SET PROBLEM: Leave out the pictures, then output the lines of the records below from the first through the one containing "const allSeries = [highSchool, someCollege, bachelors];".
....................
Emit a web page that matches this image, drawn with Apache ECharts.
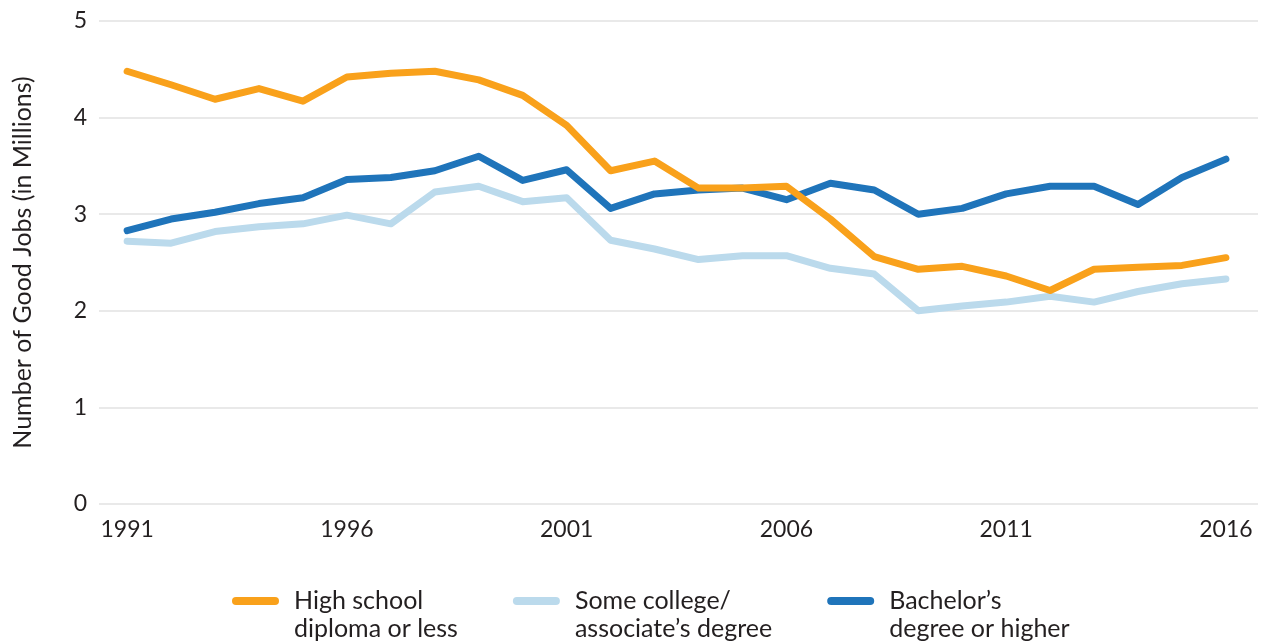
<!DOCTYPE html>
<html>
<head>
<meta charset="utf-8">
<script src="https://cdn.jsdelivr.net/npm/echarts@6/dist/echarts.min.js"></script>
<style>
html,body{margin:0;padding:0;background:#fff;}
#chart{width:1265px;height:643px;}
</style>
</head>
<body>
<div id="chart"></div>
<script>
const years = [1991,1992,1993,1994,1995,1996,1997,1998,1999,2000,2001,2002,2003,2004,2005,2006,2007,2008,2009,2010,2011,2012,2013,2014,2015,2016];
const xTickLabels = [1991,1996,2001,2006,2011,2016];
const yTickLabels = [0,1,2,3,4,5];
const seriesNames = ['High school\ndiploma or less','Some college/\nassociate\u2019s degree','Bachelor\u2019s\ndegree or higher'];
const highSchool = [4.48,4.34,4.19,4.30,4.17,4.42,4.46,4.48,4.39,4.23,3.92,3.45,3.55,3.27,3.27,3.29,2.95,2.56,2.43,2.46,2.36,2.21,2.43,2.45,2.47,2.55];
const someCollege = [2.72,2.70,2.82,2.87,2.90,2.99,2.90,3.23,3.29,3.13,3.17,2.73,2.64,2.53,2.57,2.57,2.44,2.38,2.00,2.05,2.09,2.15,2.09,2.20,2.28,2.33];
const bachelors = [2.83,2.95,3.02,3.11,3.17,3.36,3.38,3.45,3.60,3.35,3.46,3.06,3.21,3.25,3.27,3.15,3.32,3.25,3.00,3.06,3.21,3.29,3.29,3.10,3.38,3.57];
const colors = ['#F9A11B','#BBDAEC','#1F74BA'];

const FONT = 'Lato';
const TXT = '#231f20';
function pairs(vals){ return years.map((y,i)=>[y, vals[i]]); }
const allSeries = [highSchool, someCollege, bachelors];

const chart = echarts.init(document.getElementById('chart'), null, {renderer:'canvas'});
chart.setOption({
  animation:false,
  backgroundColor:'#fff',
  textStyle:{fontFamily:FONT,color:TXT},
  grid:{left:99,right:7,top:21,bottom:139,containLabel:false},
  xAxis:{
    type:'value',
    min:1990.36, max:2016.73,
    axisLine:{show:false},
    axisTick:{show:false},
    splitLine:{show:false},
    axisLabel:{customValues:xTickLabels,fontSize:23,color:TXT,fontFamily:FONT,margin:14,formatter:v=>String(v)}
  },
  yAxis:{
    type:'value',
    min:0,max:5,interval:1,
    name:'Number of Good Jobs (in Millions)',
    nameLocation:'middle',
    nameGap:64,
    nameTextStyle:{fontSize:25,color:TXT,fontFamily:FONT},
    axisLine:{show:false},
    axisTick:{show:false},
    axisLabel:{fontSize:23,color:TXT,fontFamily:FONT,margin:12,formatter:v=>String(yTickLabels[v]!==undefined?yTickLabels[v]:v)},
    splitLine:{lineStyle:{color:'#e2e2e2',width:1.5}}
  },
  legend:{
    left:227, top:554,
    itemWidth:47,itemHeight:8,itemGap:55,
    icon:'path://M4,0 L43,0 A4,4 0 0 1 43,8 L4,8 A4,4 0 0 1 4,0 Z',
    formatter:n=>'\n'+n,
    textStyle:{fontSize:25,color:TXT,fontFamily:FONT,lineHeight:28,padding:[0,0,0,10]},
    data:seriesNames
  },
  series: allSeries.map((vals,i)=>({
    name:seriesNames[i],
    type:'line',
    data:pairs(vals),
    symbol:'none',
    lineStyle:{color:colors[i],width:7,cap:'round',join:'round'},
    itemStyle:{color:colors[i]},
    z: i===1?2:(i===2?3:4)
  }))
});
</script>
</body>
</html>
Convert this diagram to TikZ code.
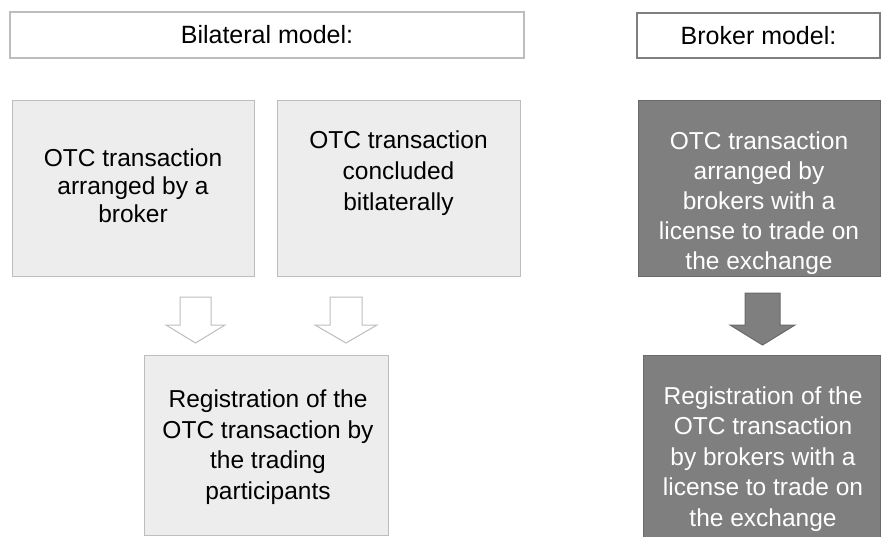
....................
SOLUTION:
Emit a web page that matches this image, drawn with Apache ECharts.
<!DOCTYPE html>
<html>
<head>
<meta charset="utf-8">
<script src="https://cdn.jsdelivr.net/npm/echarts@6/dist/echarts.min.js"></script>
<style>
html,body{margin:0;padding:0;background:#fff;}
#chart{width:1265px;height:643px;}
</style>
</head>
<body>
<div id="chart"></div>
<script>
const years = [1991,1992,1993,1994,1995,1996,1997,1998,1999,2000,2001,2002,2003,2004,2005,2006,2007,2008,2009,2010,2011,2012,2013,2014,2015,2016];
const xTickLabels = [1991,1996,2001,2006,2011,2016];
const yTickLabels = [0,1,2,3,4,5];
const seriesNames = ['High school\ndiploma or less','Some college/\nassociate\u2019s degree','Bachelor\u2019s\ndegree or higher'];
const highSchool = [4.48,4.34,4.19,4.30,4.17,4.42,4.46,4.48,4.39,4.23,3.92,3.45,3.55,3.27,3.27,3.29,2.95,2.56,2.43,2.46,2.36,2.21,2.43,2.45,2.47,2.55];
const someCollege = [2.72,2.70,2.82,2.87,2.90,2.99,2.90,3.23,3.29,3.13,3.17,2.73,2.64,2.53,2.57,2.57,2.44,2.38,2.00,2.05,2.09,2.15,2.09,2.20,2.28,2.33];
const bachelors = [2.83,2.95,3.02,3.11,3.17,3.36,3.38,3.45,3.60,3.35,3.46,3.06,3.21,3.25,3.27,3.15,3.32,3.25,3.00,3.06,3.21,3.29,3.29,3.10,3.38,3.57];
const colors = ['#F9A11B','#BBDAEC','#1F74BA'];

const FONT = 'Lato';
const TXT = '#231f20';
function pairs(vals){ return years.map((y,i)=>[y, vals[i]]); }
const allSeries = [highSchool, someCollege, bachelors];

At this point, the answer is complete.